**WORK INSTRUCTIONS**
Copy exactly the lines from the start of the material through the line with "13.5, 21.6, 16.2];". Pictures stay out of the copy.

**SUPPLIED INFORMATION**
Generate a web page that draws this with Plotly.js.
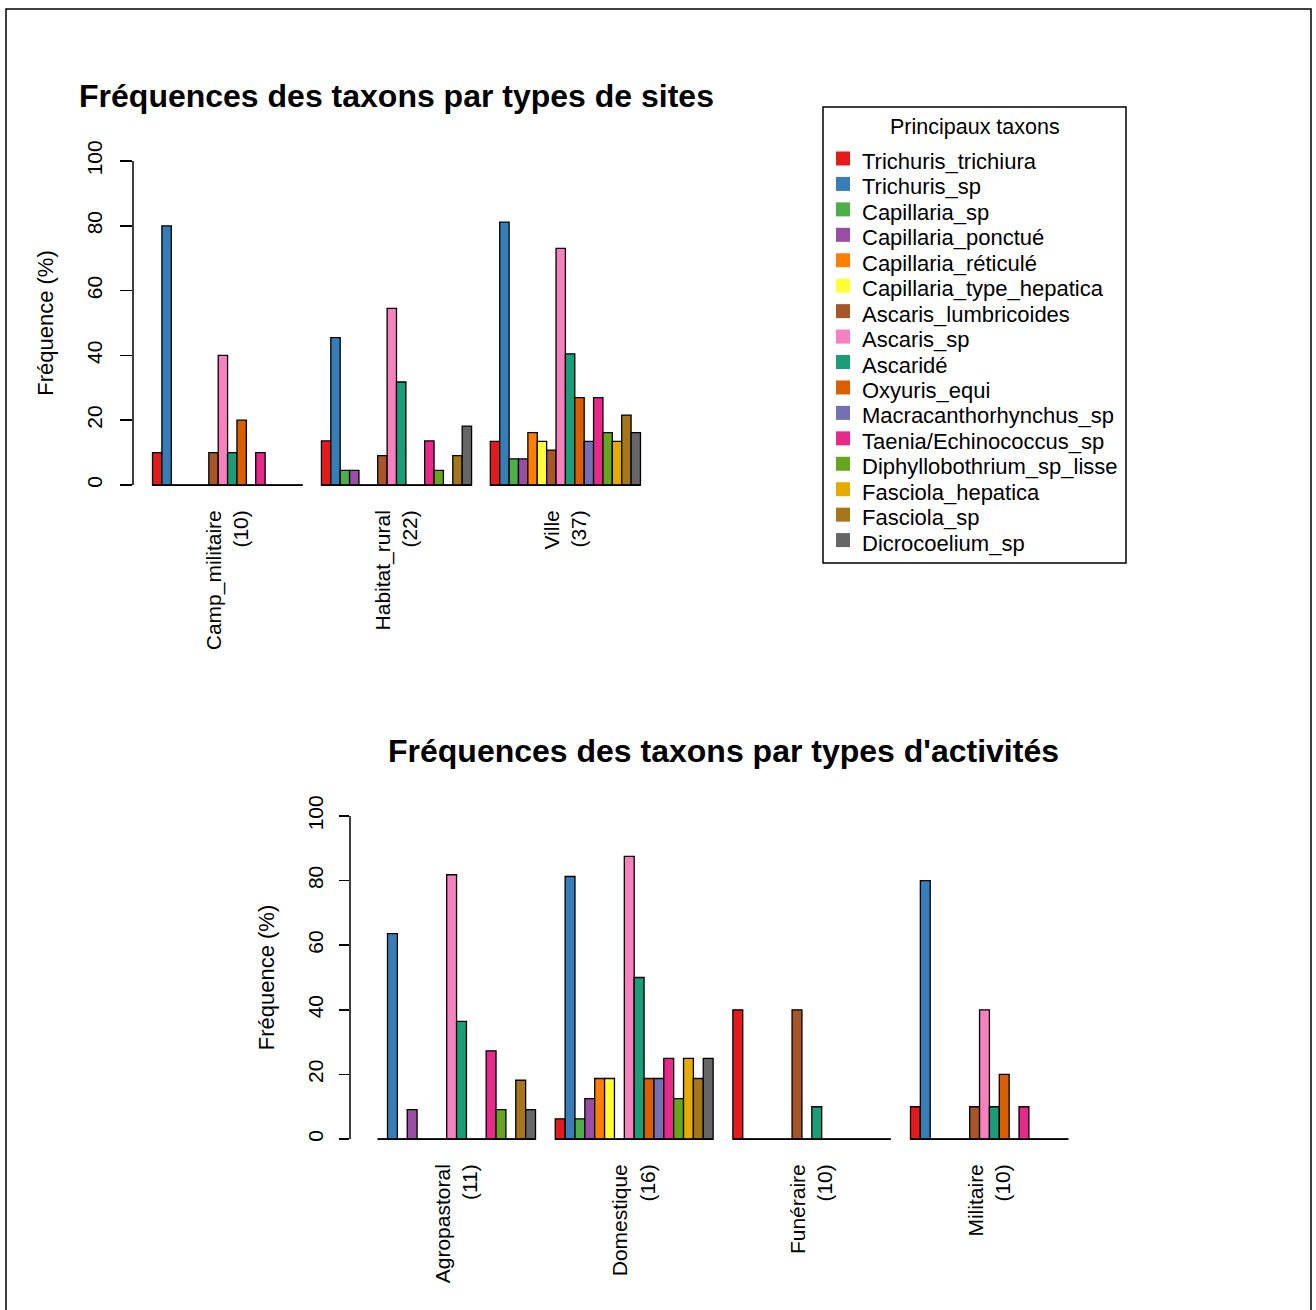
<!DOCTYPE html>
<html>
<head>
<meta charset="utf-8">
<script src="https://cdn.plot.ly/plotly-3.0.1.min.js"></script>
<style>
html, body { margin: 0; padding: 0; background: #ffffff; }
#chart { width: 1316px; height: 1310px; }
</style>
</head>
<body>
<div id="chart"></div>
<script>
// ---------- DATA ----------
const taxa = [
  'Trichuris_trichiura', 'Trichuris_sp', 'Capillaria_sp', 'Capillaria_ponctué',
  'Capillaria_réticulé', 'Capillaria_type_hepatica', 'Ascaris_lumbricoides', 'Ascaris_sp',
  'Ascaridé', 'Oxyuris_equi', 'Macracanthorhynchus_sp', 'Taenia/Echinococcus_sp',
  'Diphyllobothrium_sp_lisse', 'Fasciola_hepatica', 'Fasciola_sp', 'Dicrocoelium_sp'
];
const taxaColors = [
  '#E41A1C', '#377EB8', '#4DAF4A', '#984EA3', '#FF7F00', '#FFFF33', '#A65628', '#F781BF',
  '#1B9E77', '#D95F02', '#7570B3', '#E7298A', '#66A61E', '#E6AB02', '#A6761D', '#666666'
];

// Chart 1 : types de sites
const siteNames = ['Camp_militaire', 'Habitat_rural', 'Ville'];
const siteCounts = [10, 22, 37];
const campMilitaire = [10, 80, 0, 0, 0, 0, 10, 40, 10, 20, 0, 10, 0, 0, 0, 0];
const habitatRural  = [13.6, 45.5, 4.5, 4.5, 0, 0, 9.1, 54.5, 31.8, 0, 0, 13.6, 4.5, 0, 9.1, 18.2];
const ville         = [13.5, 81.1, 8.1, 8.1, 16.2, 13.5, 10.8, 73.0, 40.5, 27.0, 13.5, 27.0, 16.2, 13.5, 21.6, 16.2];

// Chart 2 : types d'activités
const activityNames = ['Agropastoral', 'Domestique', 'Funéraire', 'Militaire'];
const activityCounts = [11, 16, 10, 10];
const agropastoral = [0, 63.6, 0, 9.1, 0, 0, 0, 81.8, 36.4, 0, 0, 27.3, 9.1, 0, 18.2, 9.1];
const domestique   = [6.25, 81.25, 6.25, 12.5, 18.75, 18.75, 0, 87.5, 50, 18.75, 18.75, 25, 12.5, 25, 18.75, 25];
const funeraire    = [40, 0, 0, 0, 0, 0, 40, 0, 10, 0, 0, 0, 0, 0, 0, 0];
const militaire    = [10, 80, 0, 0, 0, 0, 10, 40, 10, 20, 0, 10, 0, 0, 0, 0];

const yTicks = [0, 20, 40, 60, 80, 100];
const title1 = 'Fréquences des taxons par types de sites';
const title2 = "Fréquences des taxons par types d'activités";
const yTitle = 'Fréquence (%)';
const legendTitle = 'Principaux taxons';

// ---------- BUILD ----------
const W = 1316, H = 1310;
const FONT = 'Liberation Sans, Arial, Helvetica, sans-serif';
const px = v => v / W;
const py = v => 1 - v / H;

const siteLabels = siteNames.map((n, i) => n + '<br>(' + siteCounts[i] + ')');
const actLabels = activityNames.map((n, i) => n + '<br>(' + activityCounts[i] + ')');
const siteSeries = [campMilitaire, habitatRural, ville];
const actSeries = [agropastoral, domestique, funeraire, militaire];

const nT = taxa.length;            // 16 bars per group
const space = 2;                   // gap between groups, in bar widths
const unit = nT + space;           // bar widths per category
const bargap = space / unit;

function xRange(nG) {
  // R barplot style: bars from 'space' to unit*nG, axis extended 4%
  const lo = space, hi = unit * nG, ext = 0.04 * (hi - lo);
  const c = space + nT / 2;
  return [(lo - ext - c) / unit, (hi + ext - c) / unit];
}

const traces = [];
taxa.forEach((t, i) => {
  traces.push({
    type: 'bar', name: t, x: siteLabels, y: siteSeries.map(s => s[i]),
    xaxis: 'x', yaxis: 'y', showlegend: false,
    marker: { color: taxaColors[i], line: { color: '#000', width: 1.3 } },
    hoverinfo: 'x+y+name'
  });
});
taxa.forEach((t, i) => {
  traces.push({
    type: 'bar', name: t, x: actLabels, y: actSeries.map(s => s[i]),
    xaxis: 'x2', yaxis: 'y2', showlegend: false,
    marker: { color: taxaColors[i], line: { color: '#000', width: 1.3 } },
    hoverinfo: 'x+y+name'
  });
});

const shapes = [];
const annotations = [];

// baselines of each group (R draws zero-height bars as a flat line)
function baselines(nG, xr, yr) {
  for (let g = 0; g < nG; g++) {
    shapes.push({ type: 'line', xref: xr, yref: yr, x0: g - nT / 2 / unit, x1: g + nT / 2 / unit,
      y0: 0, y1: 0, line: { color: '#000', width: 1.8 } });
  }
}
baselines(siteLabels.length, 'x', 'y');
baselines(actLabels.length, 'x2', 'y2');

// y axis lines from 0 to 100 only (R style)
shapes.push({ type: 'line', xref: 'x domain', yref: 'y', x0: 0, x1: 0,
  y0: yTicks[0], y1: yTicks[yTicks.length - 1], line: { color: '#000', width: 1.5 } });
shapes.push({ type: 'line', xref: 'x2 domain', yref: 'y2', x0: 0, x1: 0,
  y0: yTicks[0], y1: yTicks[yTicks.length - 1], line: { color: '#000', width: 1.5 } });

// outer frame
shapes.push({ type: 'rect', xref: 'paper', yref: 'paper', x0: px(6), x1: px(1311), y0: py(1330), y1: py(9),
  line: { color: '#000', width: 1.5 } });

// legend (R style box)
const lgL = 823, lgR = 1126, lgT = 107, lgB = 563;
shapes.push({ type: 'rect', xref: 'paper', yref: 'paper', x0: px(lgL), x1: px(lgR), y0: py(lgB), y1: py(lgT),
  line: { color: '#000', width: 1.5 }, fillcolor: 'rgba(0,0,0,0)' });
annotations.push({ xref: 'paper', yref: 'paper', x: px((lgL + lgR) / 2), y: py(127), text: legendTitle,
  showarrow: false, xanchor: 'center', yanchor: 'middle', font: { family: FONT, size: 21.5, color: '#000' } });
const rowH = 25.44, row0 = 161.5;
taxa.forEach((t, i) => {
  const cy = row0 + i * rowH;
  shapes.push({ type: 'rect', xref: 'paper', yref: 'paper', x0: px(836), x1: px(850),
    y0: py(cy + 4), y1: py(cy - 10), line: { width: 0 }, fillcolor: taxaColors[i] });
  annotations.push({ xref: 'paper', yref: 'paper', x: px(860), y: py(cy), text: t, showarrow: false,
    xanchor: 'left', yanchor: 'middle', font: { family: FONT, size: 22, color: '#000' } });
});

// second title
annotations.push({ xref: 'paper', yref: 'paper', x: px(723), y: py(751), text: '<b>' + title2 + '</b>',
  showarrow: false, xanchor: 'center', yanchor: 'middle', font: { family: FONT, size: 32, color: '#000' } });

const yCommon = {
  range: [-4, 104], tickvals: yTicks, ticktext: yTicks.map(String), tickangle: -90,
  ticks: 'outside', tickcolor: '#000', tickwidth: 1.5, showline: false, showgrid: false, zeroline: false,
  tickfont: { family: FONT, size: 21, color: '#000' }, fixedrange: true
};
const xCommon = {
  type: 'category', showline: false, showgrid: false, zeroline: false, ticks: '',
  tickangle: -90, tickfont: { family: FONT, size: 21, color: '#000' }, fixedrange: true,
  ticklabelstandoff: 7
};

const layout = {
  width: W, height: H, margin: { l: 0, r: 0, t: 0, b: 0 },
  paper_bgcolor: '#fff', plot_bgcolor: '#fff',
  font: { family: FONT, color: '#000' },
  showlegend: false,
  barmode: 'group', bargap: bargap, bargroupgap: 0,
  title: { text: '<b>' + title1 + '</b>', xref: 'paper', yref: 'paper', x: px(396.5), y: py(96),
    xanchor: 'center', yanchor: 'middle', font: { family: FONT, size: 32, color: '#000' } },
  xaxis: Object.assign({}, xCommon, { domain: [px(133), px(660)], anchor: 'y', range: xRange(siteLabels.length) }),
  yaxis: Object.assign({}, yCommon, { domain: [py(498), py(148)], anchor: 'x', ticklen: 12, ticklabelstandoff: 10,
    title: { text: yTitle, standoff: 22, font: { family: FONT, size: 22, color: '#000' } } }),
  xaxis2: Object.assign({}, xCommon, { domain: [px(350), px(1096)], anchor: 'y2', range: xRange(actLabels.length) }),
  yaxis2: Object.assign({}, yCommon, { domain: [py(1152), py(803)], anchor: 'x2', ticklen: 10, ticklabelstandoff: 8,
    title: { text: yTitle, standoff: 22, font: { family: FONT, size: 22, color: '#000' } } }),
  shapes: shapes,
  annotations: annotations
};

Plotly.newPlot('chart', traces, layout, { displayModeBar: false, staticPlot: true });
</script>
</body>
</html>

**RESULT OF THE TASK**
Generate a web page that draws this with Plotly.js.
<!DOCTYPE html>
<html>
<head>
<meta charset="utf-8">
<script src="https://cdn.plot.ly/plotly-3.0.1.min.js"></script>
<style>
html, body { margin: 0; padding: 0; background: #ffffff; }
#chart { width: 1316px; height: 1310px; }
</style>
</head>
<body>
<div id="chart"></div>
<script>
// ---------- DATA ----------
const taxa = [
  'Trichuris_trichiura', 'Trichuris_sp', 'Capillaria_sp', 'Capillaria_ponctué',
  'Capillaria_réticulé', 'Capillaria_type_hepatica', 'Ascaris_lumbricoides', 'Ascaris_sp',
  'Ascaridé', 'Oxyuris_equi', 'Macracanthorhynchus_sp', 'Taenia/Echinococcus_sp',
  'Diphyllobothrium_sp_lisse', 'Fasciola_hepatica', 'Fasciola_sp', 'Dicrocoelium_sp'
];
const taxaColors = [
  '#E41A1C', '#377EB8', '#4DAF4A', '#984EA3', '#FF7F00', '#FFFF33', '#A65628', '#F781BF',
  '#1B9E77', '#D95F02', '#7570B3', '#E7298A', '#66A61E', '#E6AB02', '#A6761D', '#666666'
];

// Chart 1 : types de sites
const siteNames = ['Camp_militaire', 'Habitat_rural', 'Ville'];
const siteCounts = [10, 22, 37];
const campMilitaire = [10, 80, 0, 0, 0, 0, 10, 40, 10, 20, 0, 10, 0, 0, 0, 0];
const habitatRural  = [13.6, 45.5, 4.5, 4.5, 0, 0, 9.1, 54.5, 31.8, 0, 0, 13.6, 4.5, 0, 9.1, 18.2];
const ville         = [13.5, 81.1, 8.1, 8.1, 16.2, 13.5, 10.8, 73.0, 40.5, 27.0, 13.5, 27.0, 16.2, 13.5, 21.6, 16.2];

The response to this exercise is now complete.